--- Data excerpt ---
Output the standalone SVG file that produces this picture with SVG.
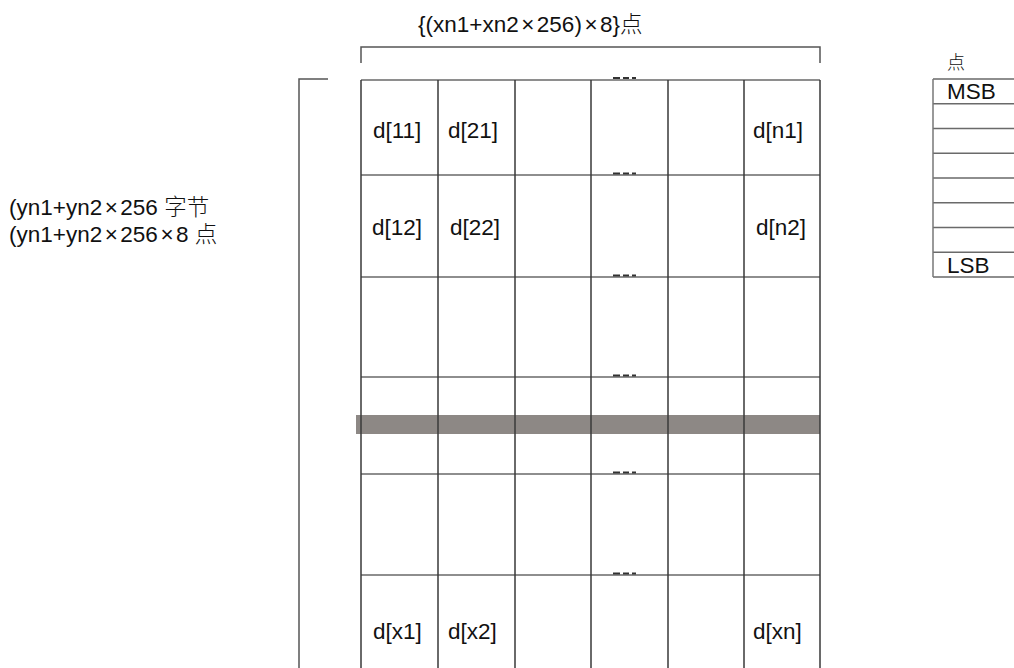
<svg xmlns="http://www.w3.org/2000/svg" width="1014" height="668" viewBox="0 0 1014 668">
<style>
.t{font-family:"Liberation Sans",Arial,"Noto Sans CJK SC",sans-serif;font-size:22.5px;fill:#111}
.c{font-family:"Noto Sans CJK SC",sans-serif;font-weight:300}
.v{stroke:#3a3a3a;stroke-width:1.5;fill:none}
.h{stroke:#6a6a6a;stroke-width:1.4;fill:none}
.b{stroke:#555;stroke-width:1.5;fill:none}
.d{stroke:#333;stroke-width:2;stroke-dasharray:7 3 6 3 4 100;fill:none}
</style>
<rect width="1014" height="668" fill="#fff"/>

<g id="top-bracket">
<path class="b" d="M361,63 V47 H820 V63"/>
<text class="t" x="418" y="32">{(xn1+xn2<tspan dx="2.5">×</tspan><tspan dx="2.5">256)</tspan><tspan dx="2.5">×</tspan><tspan dx="2.5">8}</tspan><tspan class="c">点</tspan></text>
</g>

<g id="left-bracket">
<path class="b" d="M328,79 H299 V668"/>
<text class="t" x="9" y="215">(yn1+yn2<tspan dx="2.5">×</tspan><tspan dx="2.5">256 </tspan><tspan class="c">字节</tspan></text>
<text class="t" x="9" y="242">(yn1+yn2<tspan dx="2.5">×</tspan><tspan dx="2.5">256</tspan><tspan dx="2.5">×</tspan><tspan dx="2.5">8 </tspan><tspan class="c">点</tspan></text>
</g>

<g id="band">
<rect x="356" y="415" width="464" height="19" fill="#8d8885"/>
</g>

<g id="grid">
<path class="h" d="M361,80 H820 M361,175 H820 M361,277 H820 M361,377 H820 M361,474 H820 M361,575 H820"/>
<path class="v" d="M361,80 V668 M438,80 V668 M515,80 V668 M591,80 V668 M668,80 V668 M744,80 V668 M820,80 V668"/>
</g>

<g id="ellipsis">
<path class="d" d="M613,78 H643 M613,173.5 H643 M613,275.5 H643 M613,375.5 H643 M613,472.5 H643 M613,573.5 H643"/>
</g>

<g id="row1">
<text class="t" x="373" y="138">d[11]</text>
<text class="t" x="448" y="138">d[21]</text>
<text class="t" x="753" y="138">d[n1]</text>
</g>
<g id="row2">
<text class="t" x="372" y="235">d[12]</text>
<text class="t" x="450" y="235">d[22]</text>
<text class="t" x="756" y="235">d[n2]</text>
</g>
<g id="rowx">
<text class="t" x="373" y="639">d[x1]</text>
<text class="t" x="448" y="639">d[x2]</text>
<text class="t" x="753" y="639">d[xn]</text>
</g>

<g id="bit-box">
<text class="t c" x="947" y="69" style="font-size:18px">点</text>
<path class="h" d="M933,79 H1014 M933,103.75 H1014 M933,128.5 H1014 M933,153.25 H1014 M933,178 H1014 M933,202.75 H1014 M933,227.5 H1014 M933,252.25 H1014 M933,277 H1014"/>
<path class="v" d="M933,79 V277" style="stroke:#777"/>
<text class="t" x="947" y="99">MSB</text>
<text class="t" x="947" y="273">LSB</text>
</g>
</svg>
---
## Exercise task
Copy out the whole listing exactly, and don't carry over any pictures.

## Response to the exercise
Output the standalone SVG file that produces this picture with SVG.
<svg xmlns="http://www.w3.org/2000/svg" width="1014" height="668" viewBox="0 0 1014 668">
<style>
.t{font-family:"Liberation Sans",Arial,"Noto Sans CJK SC",sans-serif;font-size:22.5px;fill:#111}
.c{font-family:"Noto Sans CJK SC",sans-serif;font-weight:300}
.v{stroke:#3a3a3a;stroke-width:1.5;fill:none}
.h{stroke:#6a6a6a;stroke-width:1.4;fill:none}
.b{stroke:#555;stroke-width:1.5;fill:none}
.d{stroke:#333;stroke-width:2;stroke-dasharray:7 3 6 3 4 100;fill:none}
</style>
<rect width="1014" height="668" fill="#fff"/>

<g id="top-bracket">
<path class="b" d="M361,63 V47 H820 V63"/>
<text class="t" x="418" y="32">{(xn1+xn2<tspan dx="2.5">×</tspan><tspan dx="2.5">256)</tspan><tspan dx="2.5">×</tspan><tspan dx="2.5">8}</tspan><tspan class="c">点</tspan></text>
</g>

<g id="left-bracket">
<path class="b" d="M328,79 H299 V668"/>
<text class="t" x="9" y="215">(yn1+yn2<tspan dx="2.5">×</tspan><tspan dx="2.5">256 </tspan><tspan class="c">字节</tspan></text>
<text class="t" x="9" y="242">(yn1+yn2<tspan dx="2.5">×</tspan><tspan dx="2.5">256</tspan><tspan dx="2.5">×</tspan><tspan dx="2.5">8 </tspan><tspan class="c">点</tspan></text>
</g>

<g id="band">
<rect x="356" y="415" width="464" height="19" fill="#8d8885"/>
</g>

<g id="grid">
<path class="h" d="M361,80 H820 M361,175 H820 M361,277 H820 M361,377 H820 M361,474 H820 M361,575 H820"/>
<path class="v" d="M361,80 V668 M438,80 V668 M515,80 V668 M591,80 V668 M668,80 V668 M744,80 V668 M820,80 V668"/>
</g>

<g id="ellipsis">
<path class="d" d="M613,78 H643 M613,173.5 H643 M613,275.5 H643 M613,375.5 H643 M613,472.5 H643 M613,573.5 H643"/>
</g>

<g id="row1">
<text class="t" x="373" y="138">d[11]</text>
<text class="t" x="448" y="138">d[21]</text>
<text class="t" x="753" y="138">d[n1]</text>
</g>
<g id="row2">
<text class="t" x="372" y="235">d[12]</text>
<text class="t" x="450" y="235">d[22]</text>
<text class="t" x="756" y="235">d[n2]</text>
</g>
<g id="rowx">
<text class="t" x="373" y="639">d[x1]</text>
<text class="t" x="448" y="639">d[x2]</text>
<text class="t" x="753" y="639">d[xn]</text>
</g>

<g id="bit-box">
<text class="t c" x="947" y="69" style="font-size:18px">点</text>
<path class="h" d="M933,79 H1014 M933,103.75 H1014 M933,128.5 H1014 M933,153.25 H1014 M933,178 H1014 M933,202.75 H1014 M933,227.5 H1014 M933,252.25 H1014 M933,277 H1014"/>
<path class="v" d="M933,79 V277" style="stroke:#777"/>
<text class="t" x="947" y="99">MSB</text>
<text class="t" x="947" y="273">LSB</text>
</g>
</svg>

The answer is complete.